21 And so terrible was the sight, [that] Moses said, I exceedingly fear and quake: )
En Mozes, zo vreselijk was het gezicht, zeide: Ik ben gans bevreesd en bevende).
22 But ye are come unto mount Sion, and unto the city of the living God, the heavenly Jerusalem, and to an innumerable company of angels,
Maar gij zijt gekomen tot den berg Sion, en de stad des levenden Gods, tot het hemelse Jeruzalem, en de vele duizenden der engelen;
23 To the general assembly and church of the firstborn, which are written in heaven, and to God the Judge of all, and to the spirits of just men made perfect,
Tot de algemene vergadering en de Gemeente der eerstgeborenen, die in de hemelen opgeschreven zijn, en tot God, den Rechter over allen, en de geesten der volmaakte rechtvaardigen;
24 And to Jesus the mediator of the new covenant, and to the blood of sprinkling, that speaketh better things than [that of] Abel.
En tot den Middelaar des nieuwen testaments, Jezus, en het bloed der besprenging, dat betere dingen spreekt dan Abel.
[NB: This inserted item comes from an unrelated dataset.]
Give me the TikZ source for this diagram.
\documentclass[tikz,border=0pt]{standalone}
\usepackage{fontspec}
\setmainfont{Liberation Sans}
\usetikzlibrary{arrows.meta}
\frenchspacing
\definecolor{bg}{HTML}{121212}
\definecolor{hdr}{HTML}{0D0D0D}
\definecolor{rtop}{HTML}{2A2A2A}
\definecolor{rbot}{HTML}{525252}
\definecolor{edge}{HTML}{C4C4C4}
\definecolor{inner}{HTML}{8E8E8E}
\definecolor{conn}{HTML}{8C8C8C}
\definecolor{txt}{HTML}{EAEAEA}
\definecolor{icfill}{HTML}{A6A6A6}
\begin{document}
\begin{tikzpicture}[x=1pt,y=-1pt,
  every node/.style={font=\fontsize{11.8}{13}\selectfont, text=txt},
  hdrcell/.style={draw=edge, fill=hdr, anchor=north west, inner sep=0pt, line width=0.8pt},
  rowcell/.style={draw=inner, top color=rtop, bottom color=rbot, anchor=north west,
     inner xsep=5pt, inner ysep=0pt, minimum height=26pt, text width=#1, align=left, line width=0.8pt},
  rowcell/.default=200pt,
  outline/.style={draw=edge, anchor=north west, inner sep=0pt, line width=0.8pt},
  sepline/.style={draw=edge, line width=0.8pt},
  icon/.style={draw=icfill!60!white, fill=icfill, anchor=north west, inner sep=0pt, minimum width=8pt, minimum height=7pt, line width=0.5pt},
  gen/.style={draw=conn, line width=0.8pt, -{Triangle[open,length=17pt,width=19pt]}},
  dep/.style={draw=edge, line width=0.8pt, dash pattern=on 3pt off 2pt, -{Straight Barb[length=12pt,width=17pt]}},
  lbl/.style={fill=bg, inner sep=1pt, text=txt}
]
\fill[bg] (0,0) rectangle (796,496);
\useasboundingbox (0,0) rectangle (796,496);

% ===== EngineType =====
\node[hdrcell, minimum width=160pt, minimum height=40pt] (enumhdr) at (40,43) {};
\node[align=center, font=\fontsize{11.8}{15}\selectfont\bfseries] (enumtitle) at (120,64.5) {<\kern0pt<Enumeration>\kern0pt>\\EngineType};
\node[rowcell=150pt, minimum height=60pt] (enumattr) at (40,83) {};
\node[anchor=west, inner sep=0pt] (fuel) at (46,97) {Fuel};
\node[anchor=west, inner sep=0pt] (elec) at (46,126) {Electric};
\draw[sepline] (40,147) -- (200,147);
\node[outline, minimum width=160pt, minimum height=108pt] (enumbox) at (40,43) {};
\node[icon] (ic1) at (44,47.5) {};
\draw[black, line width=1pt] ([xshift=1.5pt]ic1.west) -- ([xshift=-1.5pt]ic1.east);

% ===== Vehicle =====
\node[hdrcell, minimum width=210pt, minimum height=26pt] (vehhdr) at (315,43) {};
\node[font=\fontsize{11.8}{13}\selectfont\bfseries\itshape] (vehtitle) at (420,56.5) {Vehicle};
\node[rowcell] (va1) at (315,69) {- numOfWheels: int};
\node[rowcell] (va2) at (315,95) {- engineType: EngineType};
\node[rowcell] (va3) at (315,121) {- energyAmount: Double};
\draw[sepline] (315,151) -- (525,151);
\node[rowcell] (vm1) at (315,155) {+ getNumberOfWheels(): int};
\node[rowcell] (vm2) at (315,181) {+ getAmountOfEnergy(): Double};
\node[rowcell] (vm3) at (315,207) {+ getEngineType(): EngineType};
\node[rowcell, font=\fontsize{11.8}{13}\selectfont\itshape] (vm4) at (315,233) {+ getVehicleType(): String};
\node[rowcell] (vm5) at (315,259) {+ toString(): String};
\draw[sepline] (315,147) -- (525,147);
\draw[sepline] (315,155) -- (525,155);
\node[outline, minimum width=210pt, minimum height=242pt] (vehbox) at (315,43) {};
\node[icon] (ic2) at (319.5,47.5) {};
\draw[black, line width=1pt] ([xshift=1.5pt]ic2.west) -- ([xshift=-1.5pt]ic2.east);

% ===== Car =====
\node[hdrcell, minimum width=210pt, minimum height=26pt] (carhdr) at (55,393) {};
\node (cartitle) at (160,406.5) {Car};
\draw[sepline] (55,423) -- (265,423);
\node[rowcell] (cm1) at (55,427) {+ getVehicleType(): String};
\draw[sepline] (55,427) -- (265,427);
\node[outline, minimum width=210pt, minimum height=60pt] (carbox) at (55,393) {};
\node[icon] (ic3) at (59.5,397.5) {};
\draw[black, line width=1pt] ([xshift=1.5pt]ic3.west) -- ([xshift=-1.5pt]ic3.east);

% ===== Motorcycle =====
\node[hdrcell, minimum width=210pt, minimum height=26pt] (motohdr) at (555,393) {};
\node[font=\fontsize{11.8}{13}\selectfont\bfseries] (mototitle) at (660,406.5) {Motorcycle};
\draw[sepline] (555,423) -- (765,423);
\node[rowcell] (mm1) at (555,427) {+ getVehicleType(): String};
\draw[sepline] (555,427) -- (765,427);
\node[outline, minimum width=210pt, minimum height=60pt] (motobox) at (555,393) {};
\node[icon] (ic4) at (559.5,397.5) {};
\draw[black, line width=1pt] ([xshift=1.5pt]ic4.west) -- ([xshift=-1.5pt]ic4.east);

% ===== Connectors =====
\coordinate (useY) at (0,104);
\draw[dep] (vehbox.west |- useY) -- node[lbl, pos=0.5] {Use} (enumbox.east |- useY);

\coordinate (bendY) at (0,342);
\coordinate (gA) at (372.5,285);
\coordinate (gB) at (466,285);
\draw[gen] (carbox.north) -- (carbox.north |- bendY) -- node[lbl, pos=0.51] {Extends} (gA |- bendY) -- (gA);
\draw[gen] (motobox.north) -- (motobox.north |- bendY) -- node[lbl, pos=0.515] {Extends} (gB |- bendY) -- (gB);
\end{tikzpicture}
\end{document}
25 See that ye refuse not him that speaketh. For if they escaped not who refused him that spake on earth, much more [shall not] we [escape], if we turn away from him that [speaketh] from heaven:
Ziet toe, dat gij Dien, Die spreekt, niet verwerpt; want indien dezen niet zijn ontvloden, die dengene verwierpen, welke op aarde Goddelijke antwoorden gaf, veelmeer zullen wij niet ontvlieden, zo wij ons van Dien afkeren, Die van de hemelen is;
26 Whose voice then shook the earth: but now he hath promised, saying, Yet once more I shake not the earth only, but also heaven.
Wiens stem toen de aarde bewoog; maar nu heeft Hij verkondigd, zeggende: Nog eenmaal zal Ik bewegen niet alleen de aarde, maar ook den hemel.
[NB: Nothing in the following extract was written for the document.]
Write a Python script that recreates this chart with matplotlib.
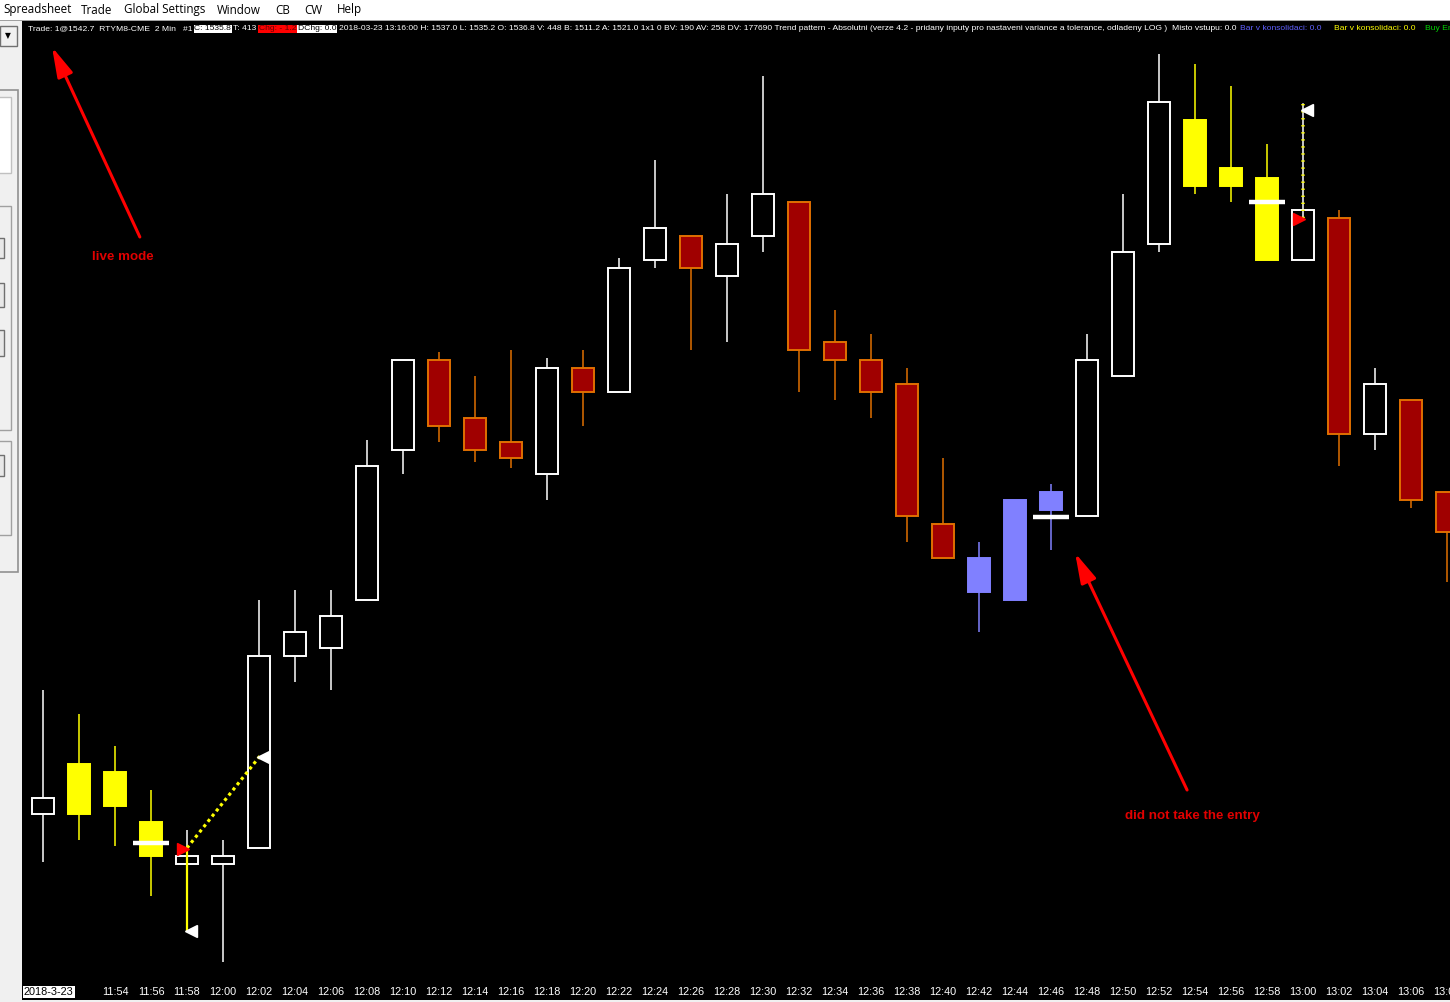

27 And this [word], Yet once more, signifieth the removing of those things that are shaken, as of things that are made, that those things which cannot be shaken may remain.
En dit woord: Nog eenmaal, wijst aan de verandering der bewegelijke dingen, als welke gemaakt waren, opdat blijven zouden de dingen, die niet bewegelijk zijn.
28 Wherefore we receiving a kingdom which cannot be moved, let us have grace, whereby we may serve God acceptably with reverence and godly fear:
Daarom, alzo wij een onbewegelijk Koninkrijk ontvangen, laat ons de genade vast houden, door dewelke wij welbehagelijk Gode mogen dienen, met eerbied en godvruchtigheid.
29 For our God [is] a consuming fire.
Want onze God is een verterend vuur.